■ SOURCE DATA

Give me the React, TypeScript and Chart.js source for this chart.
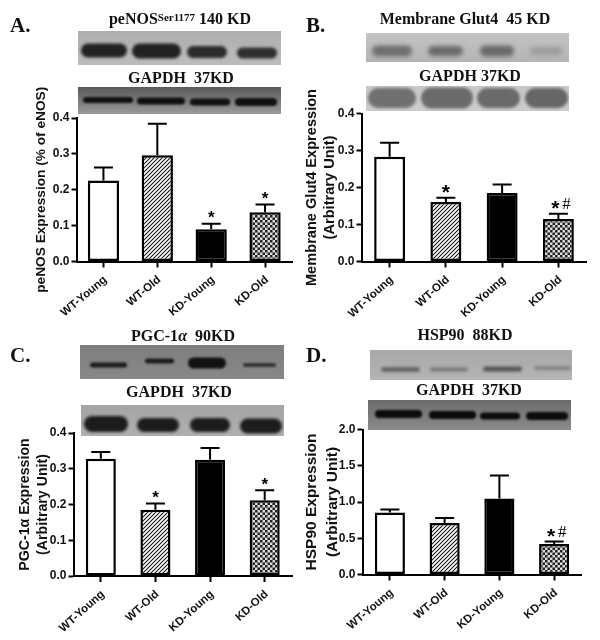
import React, { useEffect, useRef } from "react";
import { Chart, registerables } from "chart.js";

Chart.register(...registerables);

const categories = ["WT-Young", "WT-Old", "KD-Young", "KD-Old"];

const valuesA = [0.226, 0.296, 0.09, 0.137];
const errorTopsA = [0.262, 0.384, 0.105, 0.159];
const starsA = ["", "", "*", "*"];
const ticksMaxA = 0.4;

const valuesB = [0.283, 0.161, 0.185, 0.115];
const errorTopsB = [0.321, 0.172, 0.208, 0.129];
const starsB = ["", "*", "", "*#"];

const valuesC = [0.328, 0.185, 0.325, 0.212];
const errorTopsC = [0.347, 0.203, 0.358, 0.24];
const starsC = ["", "*", "", "*"];

const valuesD = [0.855, 0.71, 1.05, 0.42];
const errorTopsD = [0.895, 0.78, 1.365, 0.455];
const starsD = ["", "", "", "*#"];

type Band = [number, number, number, number, string];
type Blot = { x: number; y: number; w: number; h: number; top: string; bottom: string; bands: Band[]; blur: number };

const blotsA: Blot[] = [
  { x: 78, y: 31, w: 203, h: 34, top: "#aeaeae", bottom: "#bcbcbc", blur: 1.6, bands: [
    [81, 127, 50.5, 14, "#222"], [132, 181, 51, 15, "#222"], [187, 227, 52, 12, "#2a2a2a"], [237, 277, 53, 11, "#2e2e2e"] ] },
  { x: 78, y: 87, w: 203, h: 27, top: "#5a5a5a", bottom: "#9a9a9a", blur: 1.2, bands: [
    [83, 133, 100, 6, "#111"], [137, 185, 101, 7, "#111"], [190, 230, 102, 7, "#111"], [235, 277, 102, 8, "#111"] ] },
];
const blotsB: Blot[] = [
  { x: 366, y: 33, w: 203, h: 29, top: "#c4c4c4", bottom: "#b4b4b4", blur: 2, bands: [
    [372, 412, 51, 11, "#6f6f6f"], [428, 463, 51, 10, "#6a6a6a"], [480, 514, 51, 11, "#6a6a6a"], [530, 562, 51, 8, "#9c9c9c"] ] },
  { x: 366, y: 86, w: 203, h: 25, top: "#c8c8c8", bottom: "#cccccc", blur: 1.6, bands: [
    [368, 416, 98, 20, "#707070"], [421, 473, 98, 21, "#6a6a6a"], [477, 520, 98, 20, "#6a6a6a"], [525, 568, 98, 20, "#666"] ] },
];
const blotsC: Blot[] = [
  { x: 80, y: 345, w: 204, h: 34, top: "#7e7e7e", bottom: "#888", blur: 1.3, bands: [
    [90, 127, 365, 5, "#1c1c1c"], [145, 174, 361, 5, "#1c1c1c"], [188, 226, 363, 11, "#111"], [243, 276, 365, 4, "#333"] ] },
  { x: 81, y: 405, w: 203, h: 31, top: "#a4a4a4", bottom: "#b0b0b0", blur: 1.6, bands: [
    [84, 128, 424, 16, "#1c1c1c"], [137, 179, 425, 14, "#1c1c1c"], [190, 230, 425, 14, "#1c1c1c"], [240, 282, 426, 15, "#1c1c1c"] ] },
];
const blotsD: Blot[] = [
  { x: 370, y: 350, w: 202, h: 30, top: "#a8a8a8", bottom: "#b4b4b4", blur: 1.6, bands: [
    [381, 420, 369.5, 5, "#666"], [430, 468, 369.5, 4, "#777"], [483, 522, 369, 5, "#555"], [534, 571, 368, 3, "#777"] ] },
  { x: 368, y: 400, w: 203, h: 30, top: "#6c6c6c", bottom: "#8a8a8a", blur: 1.2, bands: [
    [375, 422, 414, 8, "#0c0c0c"], [429, 476, 415, 8, "#0c0c0c"], [480, 520, 416, 7, "#0c0c0c"], [526, 568, 416, 8, "#0c0c0c"] ] },
];

type Panel = {
  origin: [number, number];
  size: [number, number];
  plot: [number, number, number, number];
  max: number;
  step: number;
  values: number[];
  tops: number[];
  stars: string[];
  title: string[];
  titleSize: number;
  titleLine: number;
  titleLeft: number;
  barPct: number;
  starSize: number;
  rotation: number;
  blots: Blot[];
};

const panels: Panel[] = [
  { origin: [0, 0], size: [300, 320], plot: [76.5, 118, 292, 261.5], max: ticksMaxA, step: 0.1, values: valuesA, tops: errorTopsA, stars: starsA,
    title: ["peNOS Expression (% of eNOS)"], titleSize: 13.7, titleLine: 17, titleLeft: 33, barPct: 0.58, starSize: 17, rotation: 40, blots: blotsA },
  { origin: [300, 0], size: [300, 320], plot: [361.5, 113.5, 586.5, 261.5], max: 0.4, step: 0.1, values: valuesB, tops: errorTopsB, stars: starsB,
    title: ["Membrane Glut4 Expression", "(Arbitrary Unit)"], titleSize: 14.6, titleLine: 18, titleLeft: 303, barPct: 0.55, starSize: 21, rotation: 42, blots: blotsB },
  { origin: [0, 320], size: [300, 320], plot: [73.5, 433, 292, 576], max: 0.4, step: 0.1, values: valuesC, tops: errorTopsC, stars: starsC,
    title: ["PGC-1α Expression", "(Arbitrary Unit)"], titleSize: 14.2, titleLine: 18, titleLeft: 16, barPct: 0.55, starSize: 17, rotation: 42, blots: blotsC },
  { origin: [300, 320], size: [300, 320], plot: [362.5, 429.5, 581.5, 574.5], max: 2, step: 0.5, values: valuesD, tops: errorTopsD, stars: starsD,
    title: ["HSP90 Expression", "(Arbitrary Unit)"], titleSize: 15.5, titleLine: 21, titleLeft: 301, barPct: 0.55, starSize: 21, rotation: 40, blots: blotsD },
];

const serif = '"Liberation Serif", serif';
const letters = [
  { t: "A.", x: 10, y: 15 },
  { t: "B.", x: 306, y: 15 },
  { t: "C.", x: 10, y: 345 },
  { t: "D.", x: 306, y: 345 },
];
const headers: { node: React.ReactNode; x: number; y: number; size: number }[] = [
  { node: <>peNOS<sup style={{ fontSize: 11, verticalAlign: 3, lineHeight: 0 }}>Ser1177</sup> 140 KD</>, x: 180, y: 19, size: 16 },
  { node: "GAPDH  37KD", x: 181, y: 78, size: 16 },
  { node: "Membrane Glut4  45 KD", x: 465, y: 19, size: 16 },
  { node: "GAPDH 37KD", x: 470, y: 76, size: 16 },
  { node: <>PGC-1<i>α</i>  90KD</>, x: 183, y: 336, size: 16 },
  { node: "GAPDH  37KD", x: 179, y: 392, size: 16 },
  { node: "HSP90  88KD", x: 465, y: 335, size: 16 },
  { node: "GAPDH  37KD", x: 469, y: 390, size: 16 },
];

function makeHatch(): CanvasPattern {
  const c = document.createElement("canvas");
  c.width = 4;
  c.height = 4;
  const g = c.getContext("2d")!;
  g.fillStyle = "#fff";
  g.fillRect(0, 0, 4, 4);
  g.strokeStyle = "#111";
  g.lineWidth = 1.05;
  g.beginPath();
  g.moveTo(-1, 1); g.lineTo(1, -1);
  g.moveTo(0, 4); g.lineTo(4, 0);
  g.moveTo(3, 5); g.lineTo(5, 3);
  g.stroke();
  return g.createPattern(c, "repeat")!;
}

function makeChecker(): CanvasPattern {
  const c = document.createElement("canvas");
  c.width = 5;
  c.height = 5;
  const g = c.getContext("2d")!;
  g.fillStyle = "#ddd";
  g.fillRect(0, 0, 5, 5);
  g.fillStyle = "#222";
  g.fillRect(0, 0, 2.5, 2.5);
  g.fillRect(2.5, 2.5, 2.5, 2.5);
  return g.createPattern(c, "repeat")!;
}

function PanelChart({ panel }: { panel: Panel }) {
  const ref = useRef<HTMLCanvasElement>(null);
  useEffect(() => {
    const [ox, oy] = panel.origin;
    const [cw, ch] = panel.size;
    const [pl, pt, pr, pb] = panel.plot;
    const font = { family: '"Liberation Sans", sans-serif', weight: "bold" as const, size: 12 };
    const titleLeft = panel.titleLeft - ox;
    const plugin = {
      id: "extras",
      beforeDraw(chart: Chart) {
        const ctx = chart.ctx;
        for (const b of panel.blots) {
          ctx.save();
          ctx.translate(-ox, -oy);
          ctx.beginPath();
          ctx.rect(b.x, b.y, b.w, b.h);
          ctx.clip();
          const grad = ctx.createLinearGradient(0, b.y, 0, b.y + b.h);
          grad.addColorStop(0, b.top);
          grad.addColorStop(1, b.bottom);
          ctx.fillStyle = grad;
          ctx.fillRect(b.x, b.y, b.w, b.h);
          ctx.filter = `blur(${b.blur}px)`;
          for (const [x0, x1, yc, h, col] of b.bands) {
            ctx.fillStyle = col;
            ctx.beginPath();
            ctx.roundRect(x0, yc - h / 2, x1 - x0, h, h / 2);
            ctx.fill();
          }
          ctx.restore();
        }
      },
      afterDatasetsDraw(chart: Chart) {
        const ctx = chart.ctx;
        const xs = chart.scales.x;
        const ys = chart.scales.y;
        ctx.save();
        ctx.strokeStyle = "#000";
        ctx.fillStyle = "#000";
        ctx.lineWidth = 2;
        panel.values.forEach((v, i) => {
          const x = xs.getPixelForValue(i);
          const y0 = ys.getPixelForValue(v);
          const y1 = ys.getPixelForValue(panel.tops[i]);
          ctx.beginPath();
          ctx.moveTo(x, y0);
          ctx.lineTo(x, y1);
          ctx.moveTo(x - 9.5, y1);
          ctx.lineTo(x + 9.5, y1);
          ctx.stroke();
          const s = panel.stars[i];
          if (s) {
            ctx.textAlign = "center";
            ctx.textBaseline = "alphabetic";
            const hasHash = s.includes("#");
            const centre = y1 - 10;
            ctx.font = `bold ${panel.starSize}px "Liberation Sans", sans-serif`;
            ctx.fillText("*", hasHash ? x - 3 : x, centre + panel.starSize * 0.55);
            if (hasHash) {
              ctx.font = `17px "Liberation Serif", serif`;
              ctx.fillText("#", x + 8, centre + 5.5);
            }
          }
        });
        ctx.restore();
      },
    };
    const hatch = makeHatch();
    const checker = makeChecker();
    const chart = new Chart(ref.current!, {
      type: "bar",
      data: {
        labels: categories,
        datasets: [
          {
            data: panel.values,
            backgroundColor: ["#fff", hatch, "#000", checker],
            borderColor: "#000",
            borderWidth: 2.5,
            borderSkipped: false,
            barPercentage: panel.barPct,
            categoryPercentage: 1,
          },
        ],
      },
      plugins: [plugin],
      options: {
        responsive: false,
        animation: false,
        layout: {
          padding: {
            left: titleLeft,
            top: pt - oy,
            right: ox + cw - pr,
            bottom: 0,
          },
        },
        plugins: { legend: { display: false }, tooltip: { enabled: false }, title: { display: false } },
        scales: {
          x: {
            grid: { offset: false, drawOnChartArea: false, drawTicks: true, tickLength: 6, tickWidth: 2, tickColor: "#000" },
            border: { color: "#000", width: 2 },
            ticks: { color: "#111", font: { ...font, size: 11.5, weight: "bold" }, minRotation: panel.rotation, maxRotation: panel.rotation, autoSkip: false, padding: 5.5, labelOffset: 2 },
            afterFit(scale: any) {
              scale.height = oy + ch - pb;
              scale.paddingLeft = 0;
              scale.paddingRight = 0;
            },
          },
          y: {
            min: 0,
            max: panel.max,
            grid: { drawOnChartArea: false, drawTicks: true, tickLength: 5, tickWidth: 2, tickColor: "#000" },
            border: { color: "#000", width: 2 },
            ticks: { color: "#111", font, stepSize: panel.step, padding: 2, callback: (v: any) => Number(v).toFixed(1) },
            title: {
              display: true,
              text: panel.title,
              color: "#111",
              padding: 0,
              font: { family: '"Liberation Sans", sans-serif', weight: "bold", size: panel.titleSize, lineHeight: `${panel.titleLine}px` },
            },
            afterFit(scale: any) {
              scale.width = pl - ox - titleLeft;
              scale.paddingTop = 0;
              scale.paddingBottom = 0;
            },
          },
        },
      } as any,
    });
    return () => chart.destroy();
  }, [panel]);
  return (
    <canvas
      ref={ref}
      width={panel.size[0]}
      height={panel.size[1]}
      style={{ position: "absolute", left: panel.origin[0], top: panel.origin[1], width: panel.size[0], height: panel.size[1] }}
    />
  );
}

export default function App() {
  return (
    <div style={{ position: "fixed", left: 0, top: 0, width: 600, height: 640, background: "#fff", overflow: "hidden" }}>
      {panels.map((p, i) => (
        <PanelChart key={i} panel={p} />
      ))}
      {letters.map((l) => (
        <div key={l.t} style={{ position: "absolute", left: l.x, top: l.y, font: `bold 21px/21px ${serif}`, color: "#111" }}>
          {l.t}
        </div>
      ))}
      {headers.map((h, i) => (
        <div
          key={i}
          style={{
            position: "absolute",
            left: h.x,
            top: h.y,
            transform: "translate(-50%, -50%)",
            font: `bold ${h.size}px/1 ${serif}`,
            color: "#111",
            whiteSpace: "pre",
          }}
        >
          {h.node}
        </div>
      ))}
    </div>
  );
}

■ WHAT YOU HAVE TO DO
Repeat the listing above up to and including the line with "const ticksMaxA = 0.4;", starting from its first line. Drop any pictures.

■ COMPLETED EXERCISE
Give me the React, TypeScript and Chart.js source for this chart.
import React, { useEffect, useRef } from "react";
import { Chart, registerables } from "chart.js";

Chart.register(...registerables);

const categories = ["WT-Young", "WT-Old", "KD-Young", "KD-Old"];

const valuesA = [0.226, 0.296, 0.09, 0.137];
const errorTopsA = [0.262, 0.384, 0.105, 0.159];
const starsA = ["", "", "*", "*"];
const ticksMaxA = 0.4;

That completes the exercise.